Member of the Oklahoma Senate from the 9th district
- In office November 17, 2004 – November 22, 2016
- Preceded by: Ben Robinson
- Succeeded by: Dewayne Pemberton

Personal details
- Born: April 24, 1941 (age 85) Muskogee, Oklahoma, U.S.
- Party: Democratic
- Spouse: Faye Garrison
- Alma mater: University of Tulsa, University of Oklahoma
- Occupation: Rancher, educator

= Earl Garrison =

American politician

Earl Garrison was an Oklahoma Senator from District 9 between 2004 and 2016, which included Muskogee and Wagoner counties. He succeeded long-time State Senator Ben Robinson of Muskogee after Senator Robinson was prevented from seeking reelection due to term limits.

==Career==
Garrison served in the Oklahoma Senate from 2004 to 2016. He was Minority Whip from 2011 to 2014. He also served as Assistant Minority Leader.
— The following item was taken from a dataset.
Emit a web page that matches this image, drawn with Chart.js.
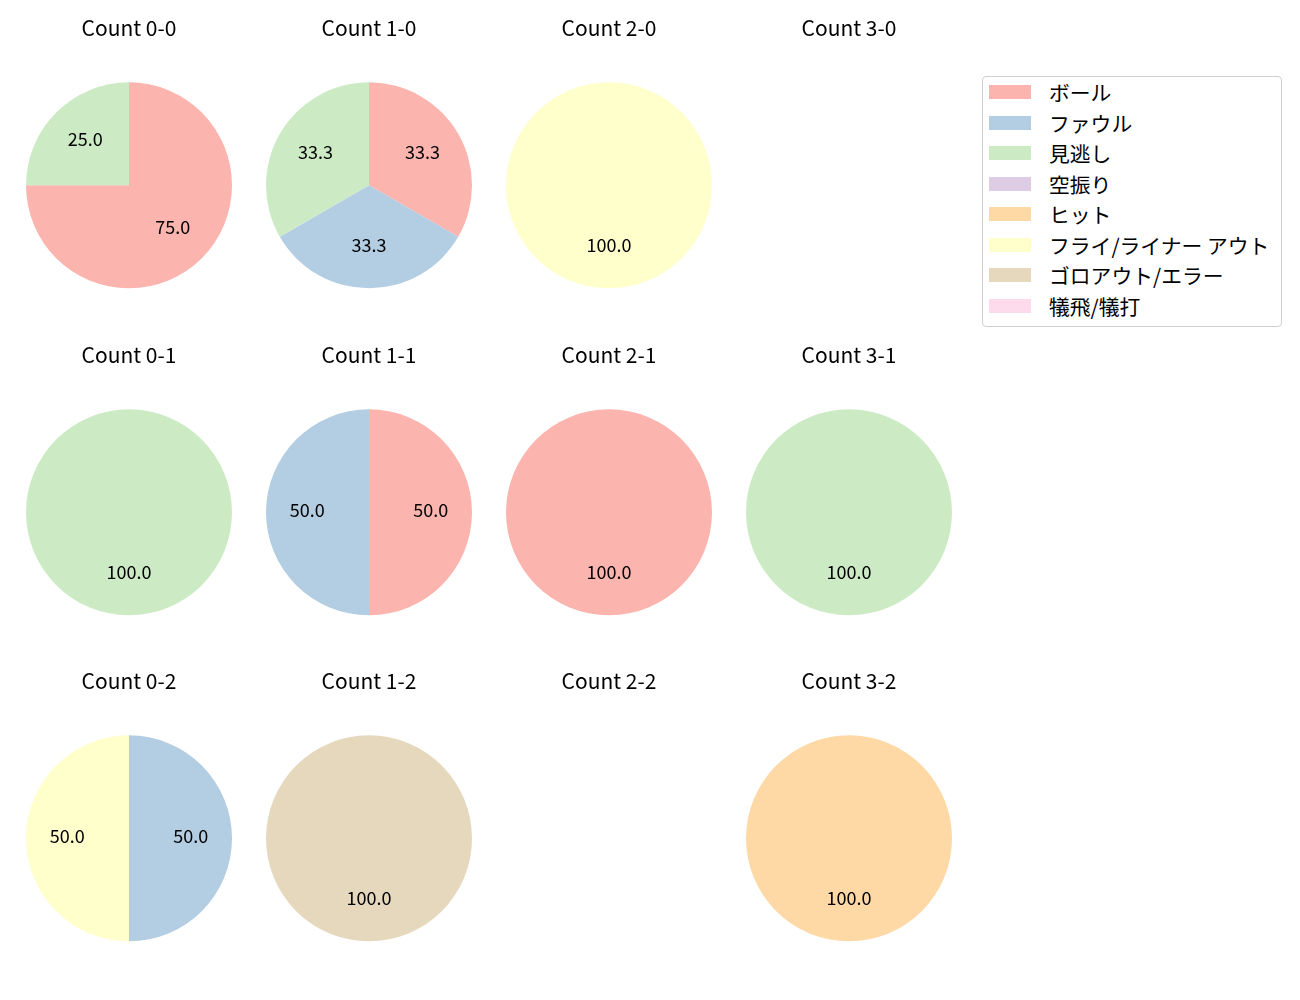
<!DOCTYPE html>
<html>
<head>
<meta charset="utf-8">
<script src="https://cdn.jsdelivr.net/npm/chart.js@4.4.1/dist/chart.umd.min.js"></script>
<style>
  body { margin: 0; background: #fff; font-family: "Noto Sans CJK JP", "Noto Sans", sans-serif; }
  #wrap { position: relative; width: 1300px; height: 1000px; }
  canvas { position: absolute; }
  #legend {
    position: absolute; left: 982px; top: 76px; width: 300px; height: 251px;
    border: 1px solid #d0d0d0; border-radius: 4px; box-sizing: border-box; background: rgba(255,255,255,0.8);
  }
  .item { position: absolute; left: 6px; height: 30px; display: flex; align-items: center; font-size: 20.8px; color: #000; white-space: nowrap; }
  .swatch { width: 42px; height: 14px; margin-right: 18px; flex: none; }
</style>
</head>
<body>
<div id="wrap">
  <div id="legend"></div>
</div>
<script>
// 結果カテゴリ
const categories = ['ボール', 'ファウル', '見逃し', '空振り', 'ヒット', 'フライ/ライナー アウト', 'ゴロアウト/エラー', '犠飛/犠打'];
const colors = ['#fbb4ae', '#b3cde3', '#ccebc5', '#decbe4', '#fed9a6', '#ffffcc', '#e5d8bd', '#fddaec'];

// カウント別の件数（categoriesと同じ順）
const count00 = [3, 0, 1, 0, 0, 0, 0, 0];
const count10 = [1, 1, 1, 0, 0, 0, 0, 0];
const count20 = [0, 0, 0, 0, 0, 1, 0, 0];
const count30 = [0, 0, 0, 0, 0, 0, 0, 0];
const count01 = [0, 0, 1, 0, 0, 0, 0, 0];
const count11 = [1, 1, 0, 0, 0, 0, 0, 0];
const count21 = [1, 0, 0, 0, 0, 0, 0, 0];
const count31 = [0, 0, 1, 0, 0, 0, 0, 0];
const count02 = [0, 1, 0, 0, 0, 1, 0, 0];
const count12 = [0, 0, 0, 0, 0, 0, 1, 0];
const count22 = [0, 0, 0, 0, 0, 0, 0, 0];
const count32 = [0, 0, 0, 0, 1, 0, 0, 0];

const panels = [
  ['Count 0-0', count00], ['Count 1-0', count10], ['Count 2-0', count20], ['Count 3-0', count30],
  ['Count 0-1', count01], ['Count 1-1', count11], ['Count 2-1', count21], ['Count 3-1', count31],
  ['Count 0-2', count02], ['Count 1-2', count12], ['Count 2-2', count22], ['Count 3-2', count32]
];

const FONT = '"Noto Sans CJK JP", "Noto Sans", sans-serif';

// パーセント表示（半径の0.6の位置）
const pctLabels = {
  id: 'pctLabels',
  afterDatasetsDraw(chart) {
    const ctx = chart.ctx;
    const data = chart.data.datasets[0].data;
    const total = data.reduce((a, b) => a + b, 0);
    if (!total) return;
    ctx.save();
    ctx.font = '18px ' + FONT;
    ctx.fillStyle = '#000';
    ctx.textAlign = 'center';
    ctx.textBaseline = 'middle';
    chart.getDatasetMeta(0).data.forEach((arc, i) => {
      if (!data[i]) return;
      const mid = (arc.startAngle + arc.endAngle) / 2;
      const r = arc.outerRadius * 0.6;
      ctx.fillText((data[i] / total * 100).toFixed(1), arc.x + Math.cos(mid) * r, arc.y + Math.sin(mid) * r - 2);
    });
    ctx.restore();
  }
};

const wrap = document.getElementById('wrap');
const colLeft = [9, 249, 489, 729];
const rowTop = [0, 327, 653];

panels.forEach((p, idx) => {
  const canvas = document.createElement('canvas');
  canvas.width = 240;
  canvas.height = 290;
  canvas.style.left = colLeft[idx % 4] + 'px';
  canvas.style.top = rowTop[Math.floor(idx / 4)] + 'px';
  wrap.appendChild(canvas);

  new Chart(canvas.getContext('2d'), {
    type: 'pie',
    data: {
      labels: categories,
      datasets: [{
        data: p[1],
        backgroundColor: colors,
        borderWidth: 0
      }]
    },
    options: {
      responsive: false,
      animation: false,
      events: [],
      layout: { padding: { left: 17, right: 17, top: 0, bottom: 1 } },
      plugins: {
        legend: { display: false },
        tooltip: { enabled: false },
        title: {
          display: true,
          text: p[0],
          color: '#000',
          font: { family: FONT, size: 21, weight: 'normal' },
          padding: { top: 15, bottom: 41.5 }
        }
      }
    },
    plugins: [pctLabels]
  });
});

// 凡例
const legend = document.getElementById('legend');
categories.forEach((c, i) => {
  const item = document.createElement('div');
  item.className = 'item';
  item.style.top = (0 + i * 30.5) + 'px';
  item.innerHTML = '<div class="swatch" style="background:' + colors[i] + '"></div><span>' + c + '</span>';
  legend.appendChild(item);
});
</script>
</body>
</html>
He also worked as an educator and rancher. He served in the United States Air Force.

==Family==
===Jessica Jean Garrison===
In November 2021, Earl Garrison's daughter Jessica Jean Garrison announced a campaign for Oklahoma's United States Senate seat held by James Lankford. However, she later filed for the open United States Senate seat created by the retirement of Jim Inhofe.